In this paper, an efficient and scalable data clustering method is proposed, based on a new in-memory data structure called *CF-tree.* which serves as an in-memory summary of the data distribution. We have it in a system called BIRCH (Balanced Iterative Reducing and Clustering using Hierarchies), and studied its performance extensively in terms of memory requirements, running time, clustering quality, stability and scalability; we also compare it with other available methods. Finally, BIRCH is applied to solve two real-life problems: one is building an iterative and interactive pixel classification tool, and the other is generating the initial codebook for image compression.

### Mathematical Programming in Data Mining

O. L. Mangasarian

Abstract:

Mathematical programming approaches to three fundamental problems will be described: feature selection, clustering and robust representation. The feature selection problem considered is that of discriminating between two sets while recognizing irrelevant and redundant features and suppressing them. This creates a lean model that often generalizes better to new unseen data. Computational results on real data confirm improved generalization of leaner models. Clustering is exemplified by the unsupervised leaning of patterns and clusters that may exist in a given database and is a useful tool for knowledge discovery in databases (KDD). A mathematical programming formulation of this problem is proposed that is theoretically justifiable and computationally implementable in a finite number of steps. A resulting k-Median Algorithm is utilized to discover very useful survival curves for breast cancer patients from a medical database. Robust representation is concerned with minimizing trained model degradation when applied to new problems. A novel approach is proposed that purposely tolerates a small error in the training process in order to avoid overfitting data that may contain errors. Examples of applications of these concepts are given.

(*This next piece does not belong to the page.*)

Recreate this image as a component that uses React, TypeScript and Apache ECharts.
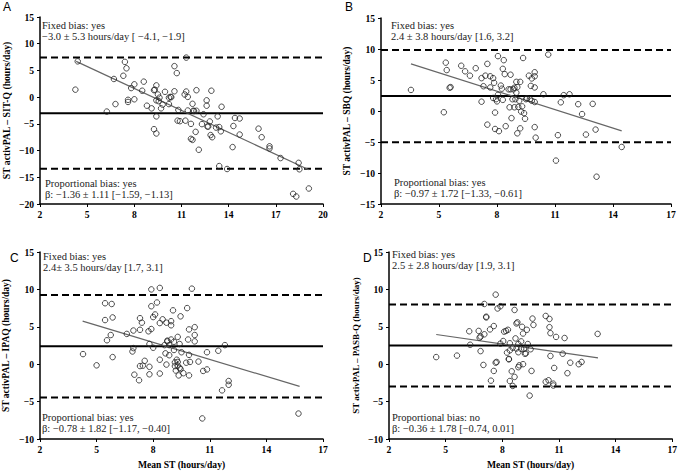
import React, { useEffect, useRef } from "react";
import * as echarts from "echarts";

// ---------- data ----------
const xTicksA = [2, 5, 8, 11, 14, 17, 20];
const xTicksOther = [2, 5, 8, 11, 14, 17];

const pointsA: number[][] = [
  [4.4, 6.7], [4.25, 1.4], [6.25, -2.7], [6.7, 3.4], [6.8, -1.3], [7.3, 4.0], [7.4, 6.6], [7.5, 5.4],
  [7.6, -0.5], [7.6, -0.9], [7.8, 1.7], [8.0, 2.4], [8.0, -0.4], [8.5, 1.2], [8.6, 2.9], [8.8, -1.6],
  [9.1, -2.1], [9.25, 1.3], [9.3, 1.4], [9.25, -6.0], [9.4, -6.8], [9.4, -3.6], [9.4, 2.2], [9.4, -0.6],
  [9.5, 0.5], [9.55, -0.75], [9.6, -0.1], [9.7, -2.1], [9.8, -1.4], [9.95, 1.0], [10.2, -0.1], [10.2, -1.3],
  [10.3, 0.05], [10.35, 0], [10.55, 1.1], [10.55, 5.8], [10.7, 4.5], [10.8, -2.4], [10.75, -4.4], [10.9, -4.5],
  [11.2, 0.5], [11.3, 7.4], [11.25, -4.4], [11.3, 1.05], [11.4, 0.05], [11.4, -2.5], [11.6, -5.0], [11.6, -7.8],
  [11.7, -1.25], [11.75, -2.55], [11.7, -8.0], [11.8, -2.6], [11.95, 1.3], [11.95, -2.55], [11.9, -6.5], [12.1, -9.85],
  [12.3, -5.05], [12.4, -3.2], [12.6, -0.6], [12.6, -1.6], [12.65, -5.5], [12.7, -5.5], [12.8, -4.55], [12.85, -7.1],
  [12.9, 1.2], [12.95, -7.5], [13.2, -5.7], [13.3, -3.6], [13.4, -5.6], [13.5, -6.4], [13.55, -1.8], [13.4, -12.9],
  [13.9, -13.45], [14.25, -9.35], [14.3, -5.4], [14.4, -3.9], [14.7, -4.0], [14.7, -7.0], [15.9, -5.9], [16.1, -7.5],
  [16.6, -9.6], [16.6, -9.2], [17.3, -11.4], [18.1, -18.1], [18.3, -18.6], [18.45, -12.3], [18.5, -13.5], [19.1, -17.1],
];
const regA = [[4.3, 6.7], [19.1, -13.6]];
const meanA = -3.0;
const loaA = [7.4, -13.4];

const pointsB: number[][] = [
  [3.55, 3.4], [5.25, -0.2], [5.35, 7.8], [5.4, 6.6], [5.55, 3.75], [5.6, 3.85], [6.15, 7.3], [6.35, 6.4],
  [6.6, 5.7], [6.9, 6.9], [7.2, 5.3], [7.2, 1.5], [7.3, 4.0], [7.4, 5.7], [7.5, -2.2], [7.5, 7.6],
  [7.65, 5.6], [7.65, 3.8], [7.8, 5.3], [7.85, 4.55], [7.9, -0.25], [7.8, 2.1], [7.9, -2.9], [7.95, 1.9],
  [8.0, 1.55], [8.05, 8.85], [8.05, 2.6], [8.1, -3.25], [8.2, 4.1], [8.25, 3.6], [8.3, 1.8], [8.3, 6.8],
  [8.35, 8.2], [8.4, 5.95], [8.45, -2.45], [8.6, 3.5], [8.65, 0.6], [8.7, 5.85], [8.7, 3.5], [8.75, -1.15],
  [8.8, 1.9], [8.85, 3.5], [8.9, 0.6], [8.9, 3.75], [8.95, 1.9], [9.0, 4.7], [9.0, 2.95], [9.05, 3.85],
  [9.05, -3.6], [9.1, 0.65], [9.15, 1.65], [9.2, 4.7], [9.2, -2.8], [9.25, -0.1], [9.3, 0.75], [9.35, 8.55],
  [9.4, -0.35], [9.45, -1.25], [9.5, 1.9], [9.55, 2.05], [9.65, 5.7], [9.7, 1.9], [9.75, 4.05], [9.8, 5.25],
  [9.8, 1.65], [9.95, 1.45], [9.95, 6.25], [9.95, 5.6], [9.95, 3.8], [9.95, -2.6], [10.0, -4.3], [10.4, 2.7],
  [10.65, 9.1], [11.05, -8.0], [11.15, -3.9], [11.3, 1.4], [11.45, 2.55], [11.75, 2.7], [12.2, 1.1], [12.4, -0.5],
  [12.6, -3.8], [12.95, 1.15], [13.1, -3.0], [13.15, -10.6], [14.45, -5.8],
];
const regB = [[3.55, 7.6], [14.45, -3.2]];
const meanB = 2.4;
const loaB = [9.85, -5.05];

const pointsC: number[][] = [
  [4.28, 1.35], [5.0, -0.15], [5.45, 8.15], [5.45, 5.9], [5.55, 3.2], [5.75, 3.9], [5.8, 8.05], [5.85, 6.25],
  [5.85, 0.95], [6.6, 4.05], [6.9, 1.7], [6.95, 4.5], [6.95, 2.15], [7.0, -1.4], [7.25, -2.15], [7.3, 4.6],
  [7.3, 6.15], [7.3, -0.25], [7.4, 5.55], [7.45, -0.2], [7.55, 0.45], [7.75, 4.4], [7.8, -0.35], [7.8, -1.35],
  [7.8, 2.7], [7.9, 7.75], [7.9, 4.7], [7.9, 10.0], [8.0, 2.2], [8.0, 6.3], [8.1, 6.65], [8.2, 8.25],
  [8.35, 5.5], [8.35, 10.2], [8.35, -1.25], [8.35, 0.6], [8.5, 6.0], [8.6, 2.55], [8.65, 1.45], [8.7, 5.55],
  [8.7, -0.05], [8.75, 3.05], [8.75, 3.15], [8.85, 1.2], [8.85, 2.55], [8.95, 5.75], [8.95, 5.2], [8.95, 3.3],
  [9.05, 7.2], [9.1, 3.0], [9.1, 1.9], [9.15, 0.25], [9.15, -0.25], [9.2, -0.85], [9.25, 0.6], [9.3, 3.65],
  [9.3, -0.2], [9.3, 0.3], [9.35, -1.5], [9.4, -0.5], [9.4, 2.7], [9.45, -0.65], [9.45, 6.4], [9.5, 1.6],
  [9.6, -1.2], [9.75, 0.2], [9.8, 7.5], [9.85, 3.3], [9.9, 4.65], [9.9, -1.5], [9.9, 1.25], [9.95, 0.3],
  [10.05, 10.1], [10.2, 3.9], [10.2, 4.95], [10.2, 3.05], [10.4, 0.35], [10.6, -7.25], [10.65, -0.9], [10.85, -0.7],
  [10.85, 1.6], [11.45, 1.8], [11.65, -3.5], [11.8, 2.55], [12.0, -2.25], [12.0, -2.75], [15.7, -6.6],
];
const regC = [[4.26, 5.75], [15.76, -2.97]];
const meanC = 2.4;
const loaC = [9.26, -4.46];

const pointsD: number[][] = [
  [4.5, 0.95], [5.6, 1.15], [6.25, 4.4], [6.3, 2.6], [6.75, 4.45], [6.8, 3.55], [6.85, 3.7], [6.85, 1.75],
  [7.0, -0.1], [7.05, 4.0], [7.05, 8.05], [7.15, 6.25], [7.15, 6.35], [7.35, 4.65], [7.4, -2.2], [7.55, 5.1],
  [7.55, -0.9], [7.65, 0.2], [7.7, 0.3], [7.65, 9.3], [7.75, 7.45], [7.9, 7.75], [7.9, 2.75], [8.05, 3.1],
  [8.1, 4.35], [8.2, 4.45], [8.25, 1.55], [8.3, 4.6], [8.35, 0.7], [8.35, 0.65], [8.4, -2.25], [8.4, 2.8],
  [8.4, 1.85], [8.5, -0.95], [8.55, 2.2], [8.55, -2.9], [8.65, -1.7], [8.65, 7.25], [8.7, 3.45], [8.75, 2.1],
  [8.75, 5.45], [8.8, 5.6], [8.85, 1.6], [8.85, 2.7], [8.85, -0.4], [8.9, -0.15], [9.0, 3.05], [9.0, 2.05],
  [9.05, 5.0], [9.1, 0.0], [9.1, 4.1], [9.15, 2.05], [9.2, 1.4], [9.25, 1.45], [9.3, 4.6], [9.35, 2.7],
  [9.45, -4.2], [9.5, 2.0], [9.55, -0.9], [9.6, 6.1], [9.65, 5.25], [10.3, 6.45], [10.3, -2.35], [10.45, -2.15],
  [10.5, 4.95], [10.5, 6.05], [10.55, 4.15], [10.55, 1.1], [10.7, -2.6], [10.7, -2.85], [10.75, -0.5], [10.85, 3.65],
  [11.2, 1.4], [11.3, 3.5], [11.45, -1.2], [11.6, 0.2], [12.05, 0.0], [12.2, 0.3], [13.05, 4.05],
];
const regD = [[4.5, 3.97], [13.07, 0.85]];
const meanD = 2.5;
const loaD = [7.99, -2.99];

const yNames = [
  "ST activPAL – SIT-Q (hours/day)",
  "ST activPAL – SBQ (hours/day)",
  "ST activPAL – IPAQ (hours/day)",
  "ST activPAL – PASB-Q (hours/day)",
];
const xName = "Mean ST (hours/day)";
const panelLetters = ["A", "B", "C", "D"];
const fixedLines = [
  ["Fixed bias: yes", "−3.0 ± 5.3 hours/day [ −4.1, −1.9]"],
  ["Fixed bias: yes", "2.4 ± 3.8 hours/day [1.6, 3.2]"],
  ["Fixed bias: yes", "2.4± 3.5 hours/day [1.7, 3.1]"],
  ["Fixed bias: yes", "2.5 ± 2.8 hours/day [1.9, 3.1]"],
];
const propLines = [
  ["Proportional bias: yes", "β: −1.36 ± 1.11 [−1.59, −1.13]"],
  ["Proportional bias: yes", "β: −0.97 ± 1.72 [−1.33, −0.61]"],
  ["Proportional bias: yes", "β: −0.78 ± 1.82 [−1.17, −0.40]"],
  ["Proportional bias: no", "β: −0.36 ± 1.78 [−0.74, 0.01]"],
];

// ---------- layout ----------
const grids = [
  { left: 40, top: 17, width: 283, height: 187 },
  { left: 381, top: 18, width: 290, height: 186 },
  { left: 40, top: 252, width: 283, height: 187 },
  { left: 389, top: 252, width: 284, height: 187 },
];
const xRanges = [[2, 20], [2, 17], [2, 17], [2, 17]];
const yRanges = [[-20, 15], [-15, 15], [-10, 15], [-10, 15]];
const yNameSizes = [9.7, 9.5, 9.5, 9];
const fixedPos = [[42, 25], [391, 25], [43, 256], [392, 254]];
const propPos = [[45, 183], [394, 182], [42, 417], [392, 417]];
const letterPos = [[3, 7], [345, 7], [10, 258], [363, 258]];

const SERIF = '"Liberation Serif", "Times New Roman", serif';
const fmt = (v: number) => (v < 0 ? "−" + Math.abs(v) : String(v));

export default function App() {
  const ref = useRef<HTMLDivElement>(null);
  useEffect(() => {
    if (!ref.current) return;
    const chart = echarts.init(ref.current, null, { renderer: "svg" });
    const pts = [pointsA, pointsB, pointsC, pointsD];
    const regs = [regA, regB, regC, regD];
    const means = [meanA, meanB, meanC, meanD];
    const loas = [loaA, loaB, loaC, loaD];

    const xAxis = grids.map((_, i) => {
      const ticks = i === 0 ? xTicksA : xTicksOther;
      return {
        type: "value",
        gridIndex: i,
        min: xRanges[i][0],
        max: xRanges[i][1],
        name: i >= 2 ? xName : "",
        nameLocation: "middle",
        nameGap: 20,
        nameTextStyle: { fontFamily: SERIF, fontWeight: "bold", fontSize: 9.6, color: "#000" },
        axisLine: { show: true, onZero: false, lineStyle: { color: "#000", width: 1.5 } },
        axisTick: { show: true, length: 3, customValues: ticks, lineStyle: { color: "#000", width: 1 } },
        axisLabel: {
          customValues: ticks,
          color: "#000",
          fontFamily: SERIF,
          fontWeight: "bold",
          fontSize: 9.6,
          margin: 5,
          formatter: (v: number) => fmt(v),
        },
        splitLine: { show: false },
      };
    });

    const yAxis = grids.map((_, i) => ({
      type: "value",
      gridIndex: i,
      min: yRanges[i][0],
      max: yRanges[i][1],
      interval: 5,
      name: yNames[i],
      nameLocation: "middle",
      nameGap: 29,
      nameTextStyle: { fontFamily: SERIF, fontWeight: "bold", fontSize: yNameSizes[i], color: "#000" },
      axisLine: { show: true, onZero: false, lineStyle: { color: "#000", width: 1.5 } },
      axisTick: { show: true, length: 3, lineStyle: { color: "#000", width: 1 } },
      axisLabel: {
        color: "#000",
        fontFamily: SERIF,
        fontWeight: "bold",
        fontSize: 9.6,
        margin: 6,
        formatter: (v: number) => fmt(v),
      },
      splitLine: { show: false },
    }));

    const series: any[] = [];
    grids.forEach((_, i) => {
      const [x0, x1] = xRanges[i];
      const lineBase = { type: "line", xAxisIndex: i, yAxisIndex: i, symbol: "none", silent: true, z: 2 };
      series.push({
        ...lineBase,
        data: [[x0, means[i]], [x1, means[i]]],
        lineStyle: { color: "#000", width: 2 },
      });
      loas[i].forEach((v) => {
        series.push({
          ...lineBase,
          data: [[x0, v], [x1, v]],
          lineStyle: { color: "#000", width: 2, type: [7, 4] },
        });
      });
      series.push({
        ...lineBase,
        data: regs[i],
        lineStyle: { color: "#666", width: 1.2 },
        z: 3,
      });
      series.push({
        type: "scatter",
        xAxisIndex: i,
        yAxisIndex: i,
        data: pts[i],
        symbol: "circle",
        symbolSize: 5.5,
        itemStyle: { color: "rgba(255,255,255,0)", borderColor: "#222", borderWidth: 1 },
        z: 4,
      });
    });

    const textStyle = (text: string, x: number, y: number) => ({
      type: "text",
      x,
      y,
      style: { text, fill: "#222", font: `10.5px ${SERIF}`, verticalAlign: "middle", align: "left" },
    });
    const graphic: any[] = [];
    grids.forEach((_, i) => {
      graphic.push(textStyle(fixedLines[i][0], fixedPos[i][0], fixedPos[i][1]));
      graphic.push(textStyle(fixedLines[i][1], fixedPos[i][0], fixedPos[i][1] + 11));
      graphic.push(textStyle(propLines[i][0], propPos[i][0], propPos[i][1]));
      graphic.push(textStyle(propLines[i][1], propPos[i][0], propPos[i][1] + 11));
      graphic.push({
        type: "text",
        x: letterPos[i][0],
        y: letterPos[i][1],
        style: {
          text: panelLetters[i],
          fill: "#000",
          font: '12px "Liberation Sans", Arial, sans-serif',
          verticalAlign: "middle",
          align: "left",
        },
      });
    });

    chart.setOption({
      animation: false,
      backgroundColor: "#fff",
      grid: grids.map((g) => ({ ...g, containLabel: false })),
      xAxis,
      yAxis,
      series,
      graphic,
    });
    return () => chart.dispose();
  }, []);
  return (
    <div
      ref={ref}
      style={{ position: "fixed", left: 0, top: 0, width: 680, height: 471 }}
    />
  );
}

### A Simple Constraint-Based Algorithm for Efficiently Mining Observational Databases for Causal Relationships

Gregory F. Cooper

Abstract:

This paper presents a simple, efficient computer-based method for discovering causal relationships from databases that contain observational data. Observational data is passively observed, as contrasted with experimental data. Most of the databases available for data mining are observational. There is a great potential for mining such databases to discover causal relationships. We illustrate how observational data can constrain the causal relationships among measured variables, sometimes to the point that we can conclude that one variable is causing another variable. The presentation here is based on a constraint-based approach to causal discovery. A primary purpose of this paper is to present the constraint-based causal discovery method in the simplest possible fashion in order to (1) readily convey the basic ideas that underlie more complex constraint-based causal discovery techniques, and (2) permit interested readers to rapidly program and apply the method to their own databases, as a start toward using more elaborate causal discovery algorithms.

## Brief Application Summaries

### Visual Data Mining: Recognizing Telephone Calling Fraud

Kenneth C. Cox, Stephen G. Eick, Graham J. Wills, and Ronald J. Brachman

Abstract:

Human pattern recognition skills are remarkable and in many situations far exceed the ability of automated mining algorithms. By building domain-specific interfaces that present information visually, we can combine human detection with machines far greater computational capacity. We illustrate our ideas by describing a suite of visual interfaces we built for telephone fraud detection.